Une question de pays prioritaires

« La Mauritanie ne pèse rien dans l’économie mondiale ; elle est inexistante, donc quelques faux chiffres de plus ou de moins… Objectivement les institutions internationales, notamment le FMI s’en moquent un peu ; c’est un pays qui ne peut apporter aucun danger à l’économie mondiale, contrairement à la Grèce par exemple » suppute un cadre financier à la retraite. « Le FMI ne s’intéresse qu’aux équilibres macroéconomiques, pas à la façon dont ceux-ci sont obtenus. Combien de fois il a été trompé avec des chiffres truqués. Ou même à défaut d'être trompé, combien de fois il a tu les incohérences de ces chiffres" s'interroge-t-il.

Il y a deux choses à dire par rapport à leurs témoignages. D’une part, il y a les chiffres tels qu’ils sont. Supposons qu’ils soient exacts, sont faits avec les exigences de la Banque Mondiale. Les gouvernements forts, manoeuvrent avec ces bailleurs de fonds. Mais pour notre régime, qui ne s’intéresse pas aux intérêts suprêmes de la nation, il n’y a pas ce genre de négociations. Le diktat des bailleurs est accepté tel quel depuis qu’Aziz est là.

D’autre part, sur l’exactitude de ces chiffres, il y a à boire et à manger. Si on annonce que les recettes de l’état ont augmenté, au niveau des impôts notamment, est-ce bon ou mauvais ? En l’occurrence non ! Car les recettes ont augmenté parce qu’on a appliqué une pression fiscale hors-norme, dans une période où l’activité économique même du pays a diminué à hauteur de 1% du PIB. Les impôts sont devenus insupportables en Mauritanie. Même les "Mousgharou", les éléments du GGSR, sont sommés, contraventions en main, de faire du chiffre, quotidiennement, "par tous les moyens" comme l'un d'entre eux en témoigne.

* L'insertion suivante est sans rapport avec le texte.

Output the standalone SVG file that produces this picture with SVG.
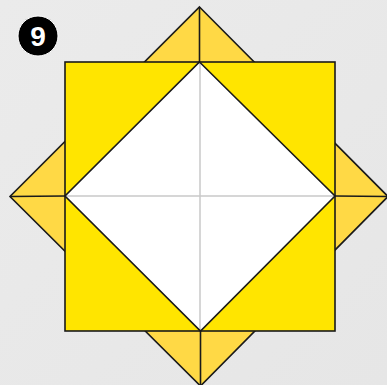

A force de tordre tous ces bras, l'os cassera bientôt, "trop d'impôt tuant l'impôt", comme le démontre Laffer: l'idée développée par cet économiste de l'offre, est que la relation positive entre croissance du taux d'imposition et croissance des recettes de l'État s'inverse lorsque le taux d'imposition devient trop élevé. Or dans le système administratif mauritanien actuel, l'imposition extrême aux contribuables et entreprises, ne respecte aucune logique de croissance, mais juste de renflouage pour masquer une crise socio-économique, résultant directement de la mal-gouvernance.

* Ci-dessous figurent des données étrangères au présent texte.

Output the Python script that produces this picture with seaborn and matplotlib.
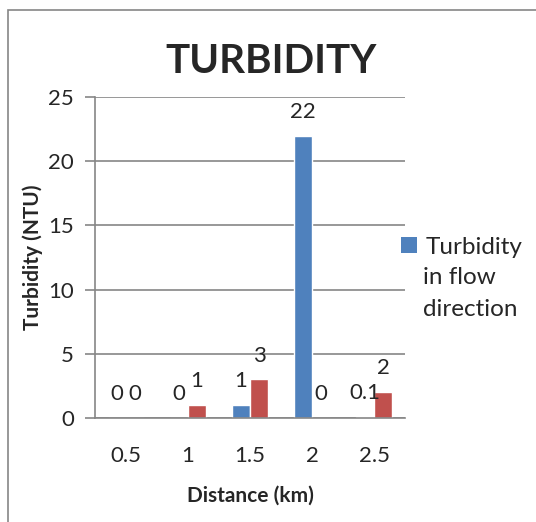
import matplotlib
matplotlib.use("Agg")
import matplotlib.pyplot as plt
import seaborn as sns
import pandas as pd
from matplotlib.patches import Rectangle, Patch

distance = ["0.5", "1", "1.5", "2", "2.5"]
flow_direction = [0, 0, 1, 22, 0.1]
second_series = [0, 1, 3, 0, 2]
series_names = ["Turbidity in flow direction", "Turbidity (other)"]

df = pd.DataFrame({
    "Distance": distance * 2,
    "Turbidity": flow_direction + second_series,
    "Series": [series_names[0]] * len(distance) + [series_names[1]] * len(distance),
})

sns.set_theme(style="white")
plt.rcParams["font.family"] = ["Lato", "DejaVu Sans"]

fig = plt.figure(figsize=(5.36, 5.22), dpi=100)
ax = fig.add_axes([95 / 536, 104 / 522, 310 / 536, 321 / 522])

colors = ["#4F81BD", "#C0504D"]
sns.barplot(data=df, x="Distance", y="Turbidity", hue="Series", order=distance,
            hue_order=series_names, palette=colors, width=0.58, ax=ax,
            saturation=1, legend=False)

ax.set_ylim(0, 25)
ax.set_yticks([0, 5, 10, 15, 20, 25])
ax.yaxis.grid(True, color="#868686", linewidth=1.2)
ax.set_axisbelow(True)
for s in ["top", "right"]:
    ax.spines[s].set_visible(False)
ax.spines["left"].set_color("#868686")
ax.spines["bottom"].set_color("#868686")
ax.spines["left"].set_linewidth(1.2)
ax.spines["bottom"].set_linewidth(1.2)
ax.tick_params(axis="y", length=7, color="#868686", width=1.2, labelsize=16, pad=8, left=True)
ax.tick_params(axis="x", length=0, labelsize=16, pad=20)

for cont in ax.containers:
    ax.bar_label(cont, fmt="%g", padding=10, fontsize=16)

ax.set_xlabel("Distance (km)", fontsize=15, fontweight="bold", labelpad=14)
ax.set_ylabel("Turbidity (NTU)", fontsize=15, fontweight="bold", labelpad=4)
fig.text(0.505, 0.883, "TURBIDITY", ha="center", va="center", fontsize=29, fontweight="bold")

handle = Patch(facecolor=colors[0], edgecolor="none")
leg = fig.legend([handle], ["Turbidity"], loc="center left",
                 bbox_to_anchor=(379 / 536, 1 - 247 / 522), frameon=False,
                 prop={"size": 17.5, "family": ["Lato", "DejaVu Sans"]},
                 handlelength=0.65, handleheight=0.65, handletextpad=0.35)
fig.text(423 / 536, 1 - 267 / 522, "in flow\ndirection", ha="left", va="top",
         fontsize=17.5, linespacing=1.65)

fig.patches.append(Rectangle((8 / 536, -0.1), 1.2, 1 - 10 / 522 + 0.1, transform=fig.transFigure,
                             fill=False, edgecolor="#868686", linewidth=1.2))

fig.savefig("out.png", dpi=100)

Mais c’est la seule solution trouvée par l’état pour pallier au marasme économique. C’est ce qui explique le surplus de recettes fiscales, qui est positif quand celui-ci est un corollaire à l’activité économique florissante. Or on en est loin, et c’est mauvais à court et long terme pour l’économie : il y a beaucoup de petites et moyennes entreprises qui ont déjà fermé » expliquait dans un entretien l’ancien rapporteur de la commission des finances à l’Assemblée nationale, Saleck Ould Sidi Mahmoud.